THE PROBLEM:
Wherever a line holds the string "with", copy that line.

Figure scripts
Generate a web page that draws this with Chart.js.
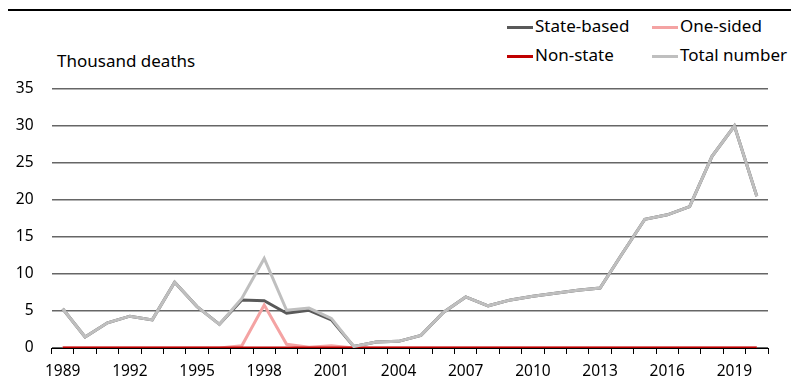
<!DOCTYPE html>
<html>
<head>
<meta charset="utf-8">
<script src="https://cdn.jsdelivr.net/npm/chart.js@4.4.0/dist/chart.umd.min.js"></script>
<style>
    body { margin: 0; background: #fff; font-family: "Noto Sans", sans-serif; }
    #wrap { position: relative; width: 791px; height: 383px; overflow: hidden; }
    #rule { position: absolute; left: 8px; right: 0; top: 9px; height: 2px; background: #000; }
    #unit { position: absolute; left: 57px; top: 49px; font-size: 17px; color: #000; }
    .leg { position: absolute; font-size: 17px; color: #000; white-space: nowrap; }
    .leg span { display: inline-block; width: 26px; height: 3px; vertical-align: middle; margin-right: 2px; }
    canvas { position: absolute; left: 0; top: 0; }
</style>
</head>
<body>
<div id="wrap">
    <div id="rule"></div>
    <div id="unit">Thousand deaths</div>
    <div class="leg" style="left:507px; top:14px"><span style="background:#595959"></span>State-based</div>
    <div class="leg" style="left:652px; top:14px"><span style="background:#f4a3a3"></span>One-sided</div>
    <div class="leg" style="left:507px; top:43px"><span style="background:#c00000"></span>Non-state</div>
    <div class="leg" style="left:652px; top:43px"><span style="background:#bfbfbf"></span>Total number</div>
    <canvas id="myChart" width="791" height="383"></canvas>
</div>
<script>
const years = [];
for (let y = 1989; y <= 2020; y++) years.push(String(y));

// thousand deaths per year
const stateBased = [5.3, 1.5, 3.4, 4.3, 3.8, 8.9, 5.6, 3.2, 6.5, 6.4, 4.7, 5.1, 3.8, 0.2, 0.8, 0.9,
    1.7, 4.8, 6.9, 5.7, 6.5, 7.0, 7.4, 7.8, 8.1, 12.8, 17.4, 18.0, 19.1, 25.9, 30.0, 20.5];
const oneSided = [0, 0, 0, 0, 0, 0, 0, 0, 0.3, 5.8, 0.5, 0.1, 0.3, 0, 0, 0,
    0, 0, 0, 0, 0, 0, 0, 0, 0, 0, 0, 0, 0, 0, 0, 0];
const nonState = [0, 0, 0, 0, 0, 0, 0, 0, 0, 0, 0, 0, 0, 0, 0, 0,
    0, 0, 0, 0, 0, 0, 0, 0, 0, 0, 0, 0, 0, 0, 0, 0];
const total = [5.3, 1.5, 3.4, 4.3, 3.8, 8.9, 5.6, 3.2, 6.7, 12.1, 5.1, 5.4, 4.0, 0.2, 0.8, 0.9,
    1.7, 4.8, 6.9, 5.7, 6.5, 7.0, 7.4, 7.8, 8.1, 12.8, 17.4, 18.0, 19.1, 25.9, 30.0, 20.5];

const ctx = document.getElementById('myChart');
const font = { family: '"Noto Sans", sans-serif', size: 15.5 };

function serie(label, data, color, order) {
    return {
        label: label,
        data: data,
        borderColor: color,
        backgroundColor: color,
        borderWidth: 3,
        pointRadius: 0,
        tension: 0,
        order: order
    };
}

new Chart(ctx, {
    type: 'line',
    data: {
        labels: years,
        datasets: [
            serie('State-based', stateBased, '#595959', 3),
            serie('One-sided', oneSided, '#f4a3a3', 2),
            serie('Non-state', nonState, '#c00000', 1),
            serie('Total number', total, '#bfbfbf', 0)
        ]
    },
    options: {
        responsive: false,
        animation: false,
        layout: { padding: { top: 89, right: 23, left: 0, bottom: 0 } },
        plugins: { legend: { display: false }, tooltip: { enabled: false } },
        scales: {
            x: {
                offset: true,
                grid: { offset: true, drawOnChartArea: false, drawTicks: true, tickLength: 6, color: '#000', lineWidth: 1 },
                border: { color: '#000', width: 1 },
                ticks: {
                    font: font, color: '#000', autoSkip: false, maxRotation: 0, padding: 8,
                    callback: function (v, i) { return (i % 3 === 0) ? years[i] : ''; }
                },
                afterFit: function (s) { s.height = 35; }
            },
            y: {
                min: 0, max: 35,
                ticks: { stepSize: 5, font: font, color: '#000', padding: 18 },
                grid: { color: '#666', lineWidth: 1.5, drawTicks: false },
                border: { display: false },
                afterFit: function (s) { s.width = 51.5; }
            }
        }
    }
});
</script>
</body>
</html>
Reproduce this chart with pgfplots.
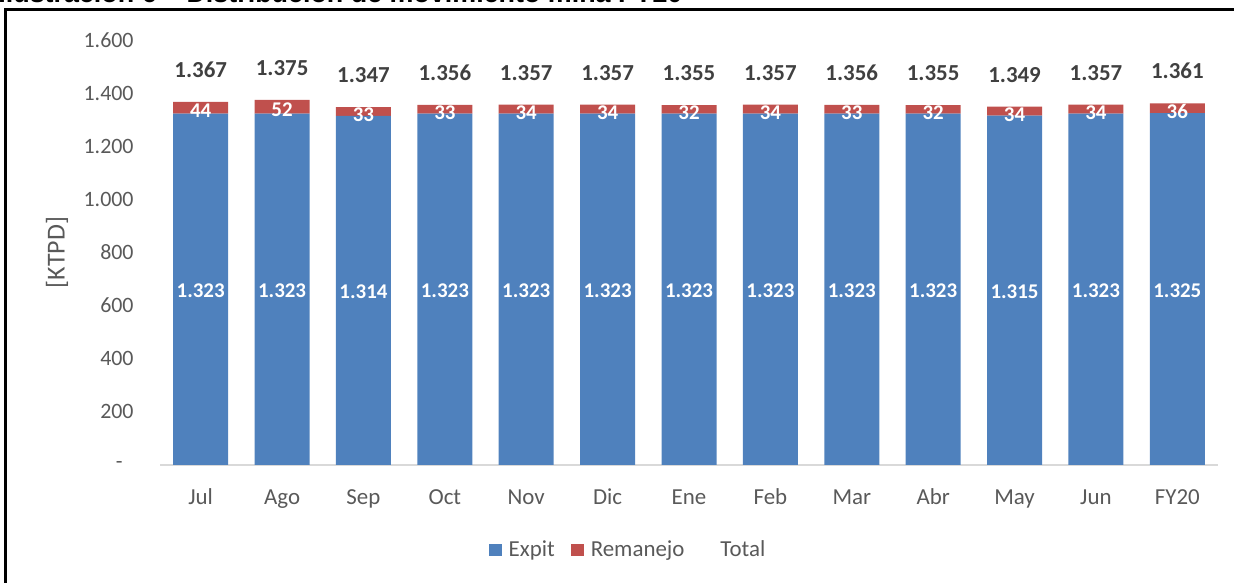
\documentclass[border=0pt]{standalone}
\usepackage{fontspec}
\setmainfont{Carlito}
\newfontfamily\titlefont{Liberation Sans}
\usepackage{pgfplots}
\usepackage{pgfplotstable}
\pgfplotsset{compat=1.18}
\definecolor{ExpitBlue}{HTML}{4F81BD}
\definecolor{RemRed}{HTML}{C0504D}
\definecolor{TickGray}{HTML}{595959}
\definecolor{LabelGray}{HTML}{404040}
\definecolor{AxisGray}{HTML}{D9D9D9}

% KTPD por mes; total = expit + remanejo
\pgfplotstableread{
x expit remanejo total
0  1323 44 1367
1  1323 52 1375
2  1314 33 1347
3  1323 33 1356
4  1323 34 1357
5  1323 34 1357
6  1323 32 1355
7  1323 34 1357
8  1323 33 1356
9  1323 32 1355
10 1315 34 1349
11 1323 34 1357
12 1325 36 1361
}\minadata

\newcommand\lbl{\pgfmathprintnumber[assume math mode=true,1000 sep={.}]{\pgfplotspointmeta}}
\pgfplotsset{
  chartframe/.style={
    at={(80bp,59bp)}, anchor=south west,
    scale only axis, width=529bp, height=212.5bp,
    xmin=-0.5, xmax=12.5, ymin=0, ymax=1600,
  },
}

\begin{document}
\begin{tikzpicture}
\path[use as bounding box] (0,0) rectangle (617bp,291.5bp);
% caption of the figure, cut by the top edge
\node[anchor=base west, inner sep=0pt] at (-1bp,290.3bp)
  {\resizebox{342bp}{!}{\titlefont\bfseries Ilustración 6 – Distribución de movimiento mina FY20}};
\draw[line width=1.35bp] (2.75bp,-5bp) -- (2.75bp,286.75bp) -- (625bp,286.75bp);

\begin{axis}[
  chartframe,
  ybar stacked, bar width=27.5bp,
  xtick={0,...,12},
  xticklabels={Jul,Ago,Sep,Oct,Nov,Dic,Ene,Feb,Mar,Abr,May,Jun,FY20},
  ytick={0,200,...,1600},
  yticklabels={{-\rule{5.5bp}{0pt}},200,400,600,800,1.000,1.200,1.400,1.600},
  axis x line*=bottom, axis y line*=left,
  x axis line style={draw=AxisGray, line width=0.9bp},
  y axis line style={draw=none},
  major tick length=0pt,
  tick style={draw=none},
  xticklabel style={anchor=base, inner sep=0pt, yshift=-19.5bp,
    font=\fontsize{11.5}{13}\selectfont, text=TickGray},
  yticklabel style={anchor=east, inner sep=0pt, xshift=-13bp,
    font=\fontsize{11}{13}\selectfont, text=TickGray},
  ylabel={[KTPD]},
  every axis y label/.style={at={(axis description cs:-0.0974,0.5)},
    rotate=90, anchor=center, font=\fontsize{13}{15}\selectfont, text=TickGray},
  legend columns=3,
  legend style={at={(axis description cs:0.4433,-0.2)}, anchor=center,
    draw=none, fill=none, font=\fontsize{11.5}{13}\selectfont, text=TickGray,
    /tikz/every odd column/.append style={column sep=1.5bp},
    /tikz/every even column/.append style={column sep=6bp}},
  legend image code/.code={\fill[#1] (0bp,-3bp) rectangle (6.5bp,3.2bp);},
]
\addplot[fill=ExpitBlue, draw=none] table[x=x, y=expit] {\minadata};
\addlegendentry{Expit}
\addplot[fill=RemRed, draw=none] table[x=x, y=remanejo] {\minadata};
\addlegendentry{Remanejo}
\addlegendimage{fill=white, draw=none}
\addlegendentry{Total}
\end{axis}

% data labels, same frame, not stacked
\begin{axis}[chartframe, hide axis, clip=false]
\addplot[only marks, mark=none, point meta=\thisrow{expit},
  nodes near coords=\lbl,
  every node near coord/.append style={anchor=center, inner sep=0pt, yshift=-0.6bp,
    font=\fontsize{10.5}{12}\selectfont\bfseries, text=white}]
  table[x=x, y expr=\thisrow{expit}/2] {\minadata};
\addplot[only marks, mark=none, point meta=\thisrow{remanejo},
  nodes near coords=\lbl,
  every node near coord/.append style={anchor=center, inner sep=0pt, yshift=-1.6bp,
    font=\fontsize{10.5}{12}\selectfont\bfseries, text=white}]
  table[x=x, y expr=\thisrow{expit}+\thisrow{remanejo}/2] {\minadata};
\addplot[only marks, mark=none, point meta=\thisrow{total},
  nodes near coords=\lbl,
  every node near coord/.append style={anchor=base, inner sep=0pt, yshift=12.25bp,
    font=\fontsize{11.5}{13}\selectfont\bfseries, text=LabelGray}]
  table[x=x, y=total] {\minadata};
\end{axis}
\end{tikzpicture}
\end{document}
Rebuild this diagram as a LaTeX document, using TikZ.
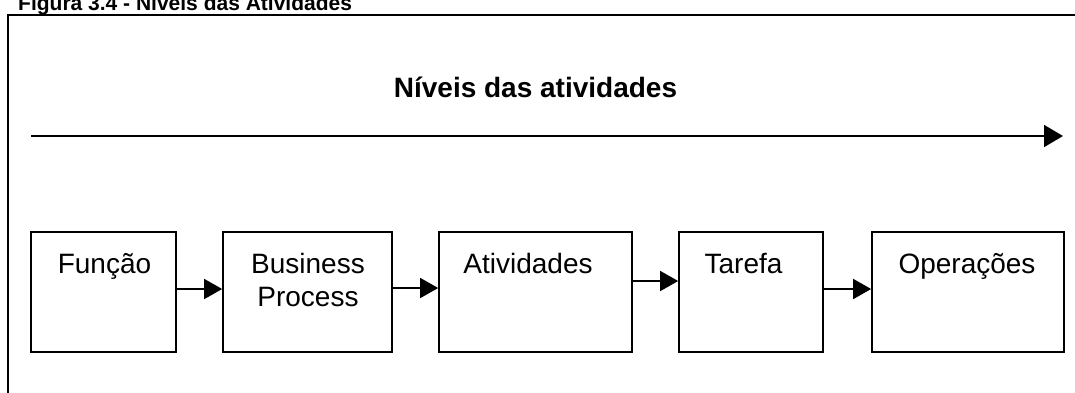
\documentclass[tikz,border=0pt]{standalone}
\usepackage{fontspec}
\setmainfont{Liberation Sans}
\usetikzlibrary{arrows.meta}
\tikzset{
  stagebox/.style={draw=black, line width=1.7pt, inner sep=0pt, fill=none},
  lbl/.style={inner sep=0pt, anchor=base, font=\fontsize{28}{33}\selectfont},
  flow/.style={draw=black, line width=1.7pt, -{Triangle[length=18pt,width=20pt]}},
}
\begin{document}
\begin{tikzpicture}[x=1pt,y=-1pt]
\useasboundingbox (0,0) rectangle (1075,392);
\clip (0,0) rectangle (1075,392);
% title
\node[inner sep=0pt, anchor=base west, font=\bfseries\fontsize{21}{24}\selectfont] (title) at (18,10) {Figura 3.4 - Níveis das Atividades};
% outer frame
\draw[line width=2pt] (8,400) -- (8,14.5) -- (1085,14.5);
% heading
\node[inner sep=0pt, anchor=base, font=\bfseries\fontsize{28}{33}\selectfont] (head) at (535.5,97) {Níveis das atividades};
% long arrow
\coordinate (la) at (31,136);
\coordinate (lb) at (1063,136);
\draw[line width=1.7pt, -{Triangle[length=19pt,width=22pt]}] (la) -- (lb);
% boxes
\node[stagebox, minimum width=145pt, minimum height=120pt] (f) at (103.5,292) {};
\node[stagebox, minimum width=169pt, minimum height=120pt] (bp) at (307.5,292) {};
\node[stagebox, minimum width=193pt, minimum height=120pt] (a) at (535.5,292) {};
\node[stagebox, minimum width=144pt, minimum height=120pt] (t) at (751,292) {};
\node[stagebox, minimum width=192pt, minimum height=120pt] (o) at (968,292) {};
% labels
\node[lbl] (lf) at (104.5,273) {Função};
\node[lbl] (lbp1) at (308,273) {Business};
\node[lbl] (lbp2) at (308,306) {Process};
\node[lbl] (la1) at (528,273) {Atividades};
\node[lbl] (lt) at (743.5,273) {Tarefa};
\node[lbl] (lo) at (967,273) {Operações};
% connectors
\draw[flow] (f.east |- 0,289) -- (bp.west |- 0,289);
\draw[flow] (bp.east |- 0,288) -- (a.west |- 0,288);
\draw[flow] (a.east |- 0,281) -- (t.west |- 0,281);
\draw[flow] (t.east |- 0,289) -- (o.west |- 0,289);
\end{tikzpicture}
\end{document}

FINAL RESULT:
Generate a web page that draws this with Chart.js.
Reproduce this chart with pgfplots.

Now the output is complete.